The other day my friends Ramadan, Ayesh, Saif, Kirsteen and Annemarie decided to go on safari to Nabq, a nature reserve about an hour from here.

Part of the trip would include food, cooked fresh on the beach, so Ramadan pre-ordered the fish.

In true Dahab style, when we turned at up at the fishmonger's he'd gone AWOL. So we waited. And waited. The occasional neighbour would pass by and speak in hurried, dramatic tones about where the man might have disappeared off to, but generally there was an atmosphere of a resigned calm that's common here. No rush, shwaya shwaya (slow, easy). Inshallah (God willing) he'd be back soon and we could go on our merry way.

In the Western world this inconvenience would have been received with a whole lot of impatience. Doesn't the fishmonger know we're busy people? Does he think we have all the time in the world to hang around by the padlocked door while he pops out for a Pret A Manger smoked salmon sandwich or decides to Turtle Wax his car? There'd soon be a long queue outside the shop, with much tapping of feet, furious texting to convey that timings have been delayed and envious stares at the person lucky enough to be at the front of the line.

Not in Dahab. Ramadan and Ayesh sat outside on the porch, lit up a cigarette, and chatted to another Bedouin who was also waiting for his fish order. He'd even brought his bag of fresh bread ready for lunch.

I say "sat", but really it's more of a crouch, or a perch perhaps. Sitting on their heels, knees bent, so only their feet are touching the ground. It's the way many Bedouin like to position themselves when they're stopping temporarily and know they'll be moving again soon. It's also viewed as being the best position when eating, as the stomach is slightly constricted, which means less food will be consumed. A lesson perhaps I should learn from!

I've been told that the Bedouin first learn to sit like this when they're young kids. It's the position they assume when they first use a hole-in-the-floor toilet or find a quiet area behind a mountain.

In the Middle East, this position is very useful. It's not comfortable to sit in the desert on hot sand with sharp stones or the possibility of ants, and chairs obviously aren't available. 

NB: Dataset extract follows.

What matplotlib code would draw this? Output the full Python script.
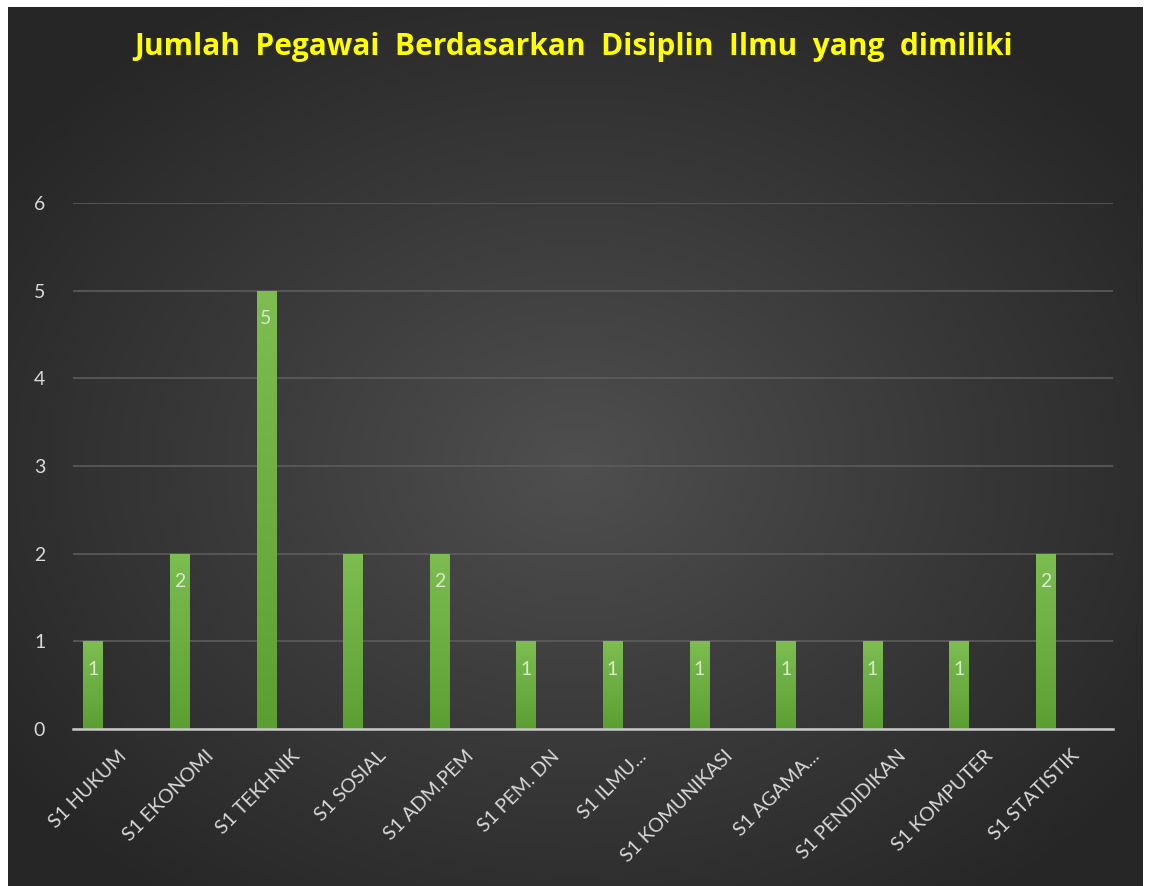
import numpy as np
import matplotlib
matplotlib.use("Agg")
import matplotlib.pyplot as plt
from matplotlib.colors import LinearSegmentedColormap

categories = ["S1 HUKUM", "S1 EKONOMI", "S1 TEKHNIK", "S1 SOSIAL", "S1 ADM.PEM",
              "S1 PEM. DN", "S1 ILMU...", "S1 KOMUNIKASI", "S1 AGAMA...",
              "S1 PENDIDIKAN", "S1 KOMPUTER", "S1 STATISTIK"]
values = [1, 2, 5, 2, 2, 1, 1, 1, 1, 1, 1, 2]
data_labels = ["1", "2", "5", "", "2", "1", "1", "1", "1", "1", "1", "2"]
yticks = [0, 1, 2, 3, 4, 5, 6]
title = "Jumlah Pegawai Berdasarkan Disiplin Ilmu yang dimiliki"

W, H = 1149, 886
fig = plt.figure(figsize=(W / 100, H / 100), dpi=100)
fig.patch.set_facecolor("white")

# background panel with radial gradient
bx0, bx1, by_top = 8, 1143, 7
bg = fig.add_axes([bx0 / W, 0, (bx1 - bx0) / W, (H - by_top) / H])
bg.set_axis_off()
ny, nx = 300, 400
yy, xx = np.mgrid[0:ny, 0:nx]
cx, cy = nx * 0.5, ny * 0.52
r = np.sqrt(((xx - cx) / (nx * 0.62)) ** 2 + ((yy - cy) / (ny * 0.62)) ** 2)
r = np.clip(r, 0, 1)
cmap_bg = LinearSegmentedColormap.from_list("bg", ["#4f4f4f", "#3a3a3a", "#262626"])
bg.imshow(r, cmap=cmap_bg, aspect="auto", extent=[0, 1, 0, 1], vmin=0, vmax=1)
bg.set_xlim(0, 1)
bg.set_ylim(0, 1)

# main plot axes
ax_left, ax_right = 73, 1113
y0_px, y6_px = 729, 203
ax = fig.add_axes([ax_left / W, (H - y0_px) / H, (ax_right - ax_left) / W, (y0_px - y6_px) / H])
ax.set_facecolor("none")
x = np.arange(len(categories))
bar_w = 0.22
bars = ax.bar(x, values, width=bar_w, color="#6aae3f", zorder=3, linewidth=0)

# gradient fill for bars
grad = np.linspace(0, 1, 256).reshape(-1, 1)
cmap_bar = LinearSegmentedColormap.from_list("bar", ["#7dbd52", "#5b9f33"])
for b in bars:
    bx, bw, bh = b.get_x(), b.get_width(), b.get_height()
    im = ax.imshow(grad, cmap=cmap_bar, aspect="auto", extent=[bx, bx + bw, 0, bh],
                   zorder=4, origin="upper")
    im.set_clip_path(b)

for xi, v, lab in zip(x, values, data_labels):
    if lab:
        ax.annotate(lab, (xi, v), xytext=(0, -20), textcoords="offset points",
                    ha="center", va="center", color="#d6eccb", fontsize=14,
                    family="Lato", zorder=6)

ax.set_xlim(-0.23, 11.78)
ax.set_ylim(0, 6)
ax.set_yticks(yticks)
ax.set_yticklabels([str(t) for t in yticks], color="#d9d9d9", fontsize=14, family="Lato")
ax.yaxis.grid(True, color="#5c5c5c", linewidth=1.2, zorder=0)
ax.set_axisbelow(True)
ax.set_xticks(x + 0.29)
ax.set_xticklabels(categories, rotation=45, ha="right", rotation_mode="anchor",
                   color="#d9d9d9", fontsize=14, family="Lato")
ax.tick_params(axis="both", length=0)
ax.tick_params(axis="y", pad=20)
ax.tick_params(axis="x", pad=13)
for s in ["top", "right", "left"]:
    ax.spines[s].set_visible(False)
ax.spines["bottom"].set_color("#c8c8c8")
ax.spines["bottom"].set_linewidth(1.8)
ax.spines["bottom"].set_zorder(5)

fig.text(574 / W, 1 - 47 / H, title.replace(" ", "  "), ha="center", va="center",
         color="#ffff00", fontsize=21.5, fontweight="bold", family="Open Sans")

fig.savefig("out.png", dpi=100, facecolor=fig.get_facecolor())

This Bedouin crouch isn't the easiest pose to assume to be honest - I've tried many a time and it hurts like hell after a few minutes. Perhaps if I practice hard enough I'll master it one day.

After around half an hour the fish man arrived, we picked up our haul and ventured back in the Toyota Hilux, Nabq bound. Mafeesh mushkella (no problem).

The Kids Are Alright

Ahmed, a small Bedouin boy, in Nabq

There's a standing joke amongst many of my friends and even the taxi drivers in Dahab that each and every single child here knows me. I think it's largely due to my Children Of Dahab book which I published about 18 months ago.

Perhaps the older generations have passed on wise advice to their siblings. "See that woman with the funny sunglasses on and long dark hair? Her name's Aliya, and she'll buy you chocolate and mango juice if you let her take your photograph."

Everywhere I go I hear kids shouting "Aliya, Aliya!" behind me, then smile as I listen to their scampering bare feet as they catch up, hold my hand and chatter away about their day.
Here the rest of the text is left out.